Gromyko then turned to my question, which he described as “variant,” why deadline necessary on troops in West Berlin since purpose is to guarantee security. He stated Soviet Government considers indefinite retention Western forces and Soviet forces in West Berlin quite impossible. [Page 800] Such situation does not meet interests of our two states or of peace and security.

Gromyko criticized my statement USG not so much concerned with Soviet peace treaty with GDR, as with its effect on position of Western powers in West Berlin. “Such a situation unthinkable since conclusion peace treaty is not simply formality, but a major step from which would flow important measures.” He concluded by reiterating Soviet Government prefers agreed solution but again said, “Unfortunately, so far position of USG offers no hope for success.”
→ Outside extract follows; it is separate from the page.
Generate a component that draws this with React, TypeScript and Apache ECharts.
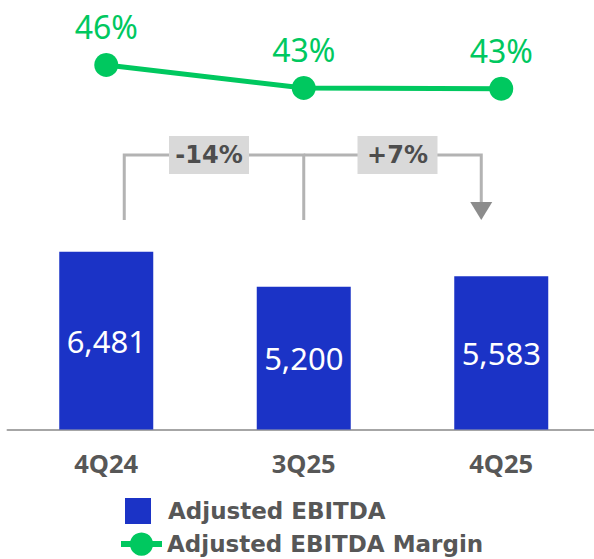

I replied with: Regard question of free city, I had already expressed my views and my government undoubtedly will comment further; regarding question of agreement with our Allies, I pointed out I had not referred just to access, but to nature of the whole settlement of Berlin problem; regarding his remarks on our obligations to population of Berlin having no legal force with Soviets, I pointed out this might be, but he had said Soviets could not consider all-Berlin solution because East Berlin is the capital of GDR. We did not agree with this and “this claim has no legal force with us”; I repeated that US attaches importance maintenance our troops in West Berlin until resolution German question, but denied any intention create a “springboard”. Gromyko began to develop his previous arguments that basic social differences which have emerged between West and East Berlin are basis [omission in the source text] but he apparently thought better of it, and we closed the meeting with my reiteration assurance I would transmit his declaration soonest.

  1. Source: Department of State, Central Files, 762.0221/2-962. Confidential; Priority.
  2. The Soviet paper was transmitted in telegram 2177 from Moscow, February 9, 10 p.m. (Ibid.)